— BEGIN —

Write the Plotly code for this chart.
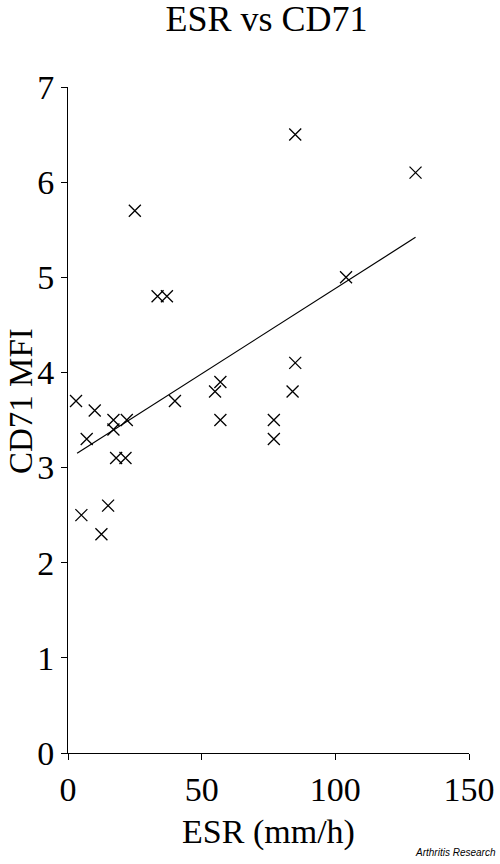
import plotly.graph_objects as go

# ESR (mm/h) and CD71 MFI
esr = [3, 10, 7, 17, 22, 17, 18, 21.5, 5, 15, 12.5, 40, 55, 57, 57,
       85, 84, 77, 77, 85, 130, 104, 25, 33.5, 37]
cd71 = [3.7, 3.6, 3.3, 3.5, 3.5, 3.4, 3.1, 3.1, 2.5, 2.6, 2.3, 3.7, 3.8, 3.9, 3.5,
        4.1, 3.8, 3.5, 3.3, 6.5, 6.1, 5.0, 5.7, 4.8, 4.8]

# regression line end points as drawn
fit_x = [3.4, 130]
fit_y = [3.15, 5.42]

x_ticks = [0, 50, 100, 150]
y_ticks = [0, 1, 2, 3, 4, 5, 6, 7]

serif = "Liberation Serif"

fig = go.Figure()
fig.add_trace(go.Scatter(x=fit_x, y=fit_y, mode="lines",
                         line=dict(color="black", width=1.2), hoverinfo="skip"))
fig.add_trace(go.Scatter(x=esr, y=cd71, mode="markers",
                         marker=dict(symbol="x-thin", size=12, color="black",
                                     line=dict(color="black", width=1.3))))

axis = dict(showgrid=False, zeroline=False, showline=True, linecolor="black",
            linewidth=1, ticks="outside", ticklen=6, tickwidth=1, tickcolor="black",
            automargin=False,
            tickfont=dict(family=serif, size=34, color="black"))

fig.update_layout(
    width=500, height=864,
    margin=dict(l=68, r=31, t=87, b=111),
    paper_bgcolor="white", plot_bgcolor="white",
    showlegend=False,
    title=dict(text="ESR vs CD71", x=266.5 / 500, xanchor="center",
               y=1 - 18 / 864, yanchor="middle",
               font=dict(family=serif, size=36, color="black")),
    xaxis=dict(axis, range=[0, 150], tickvals=x_ticks,
               title=dict(text="ESR (mm/h)", standoff=12,
                          font=dict(family=serif, size=34, color="black"))),
    yaxis=dict(axis, range=[0, 7], tickvals=y_ticks),
)

# y title sits a little above the plot middle in the original
fig.add_annotation(text="CD71 MFI", textangle=-90, xref="paper", yref="paper",
                   x=(1 - 68) / 401, y=(753 - 401) / 666, xanchor="left", yanchor="middle",
                   showarrow=False, font=dict(family=serif, size=33, color="black"))

fig.add_annotation(text="<i>Arthritis Research</i>", xref="paper", yref="paper",
                   x=1 + 29 / 401, y=-107 / 666, xanchor="right", yanchor="bottom",
                   showarrow=False, font=dict(family="Liberation Sans", size=10, color="black"))

# drop the browser's default body margin so the figure sits at the page corner
fig.write_html("out.html", config={"displayModeBar": False},
               post_script="document.body.style.margin='0';document.body.style.overflow='hidden';")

— END —

### Exercise details
Leave out the pictures and transcribe everything else exactly.

### Finished task
Write the Plotly code for this chart.
import plotly.graph_objects as go

# ESR (mm/h) and CD71 MFI
esr = [3, 10, 7, 17, 22, 17, 18, 21.5, 5, 15, 12.5, 40, 55, 57, 57,
       85, 84, 77, 77, 85, 130, 104, 25, 33.5, 37]
cd71 = [3.7, 3.6, 3.3, 3.5, 3.5, 3.4, 3.1, 3.1, 2.5, 2.6, 2.3, 3.7, 3.8, 3.9, 3.5,
        4.1, 3.8, 3.5, 3.3, 6.5, 6.1, 5.0, 5.7, 4.8, 4.8]

# regression line end points as drawn
fit_x = [3.4, 130]
fit_y = [3.15, 5.42]

x_ticks = [0, 50, 100, 150]
y_ticks = [0, 1, 2, 3, 4, 5, 6, 7]

serif = "Liberation Serif"

fig = go.Figure()
fig.add_trace(go.Scatter(x=fit_x, y=fit_y, mode="lines",
                         line=dict(color="black", width=1.2), hoverinfo="skip"))
fig.add_trace(go.Scatter(x=esr, y=cd71, mode="markers",
                         marker=dict(symbol="x-thin", size=12, color="black",
                                     line=dict(color="black", width=1.3))))

axis = dict(showgrid=False, zeroline=False, showline=True, linecolor="black",
            linewidth=1, ticks="outside", ticklen=6, tickwidth=1, tickcolor="black",
            automargin=False,
            tickfont=dict(family=serif, size=34, color="black"))

fig.update_layout(
    width=500, height=864,
    margin=dict(l=68, r=31, t=87, b=111),
    paper_bgcolor="white", plot_bgcolor="white",
    showlegend=False,
    title=dict(text="ESR vs CD71", x=266.5 / 500, xanchor="center",
               y=1 - 18 / 864, yanchor="middle",
               font=dict(family=serif, size=36, color="black")),
    xaxis=dict(axis, range=[0, 150], tickvals=x_ticks,
               title=dict(text="ESR (mm/h)", standoff=12,
                          font=dict(family=serif, size=34, color="black"))),
    yaxis=dict(axis, range=[0, 7], tickvals=y_ticks),
)

# y title sits a little above the plot middle in the original
fig.add_annotation(text="CD71 MFI", textangle=-90, xref="paper", yref="paper",
                   x=(1 - 68) / 401, y=(753 - 401) / 666, xanchor="left", yanchor="middle",
                   showarrow=False, font=dict(family=serif, size=33, color="black"))

fig.add_annotation(text="<i>Arthritis Research</i>", xref="paper", yref="paper",
                   x=1 + 29 / 401, y=-107 / 666, xanchor="right", yanchor="bottom",
                   showarrow=False, font=dict(family="Liberation Sans", size=10, color="black"))

# drop the browser's default body margin so the figure sits at the page corner
fig.write_html("out.html", config={"displayModeBar": False},
               post_script="document.body.style.margin='0';document.body.style.overflow='hidden';")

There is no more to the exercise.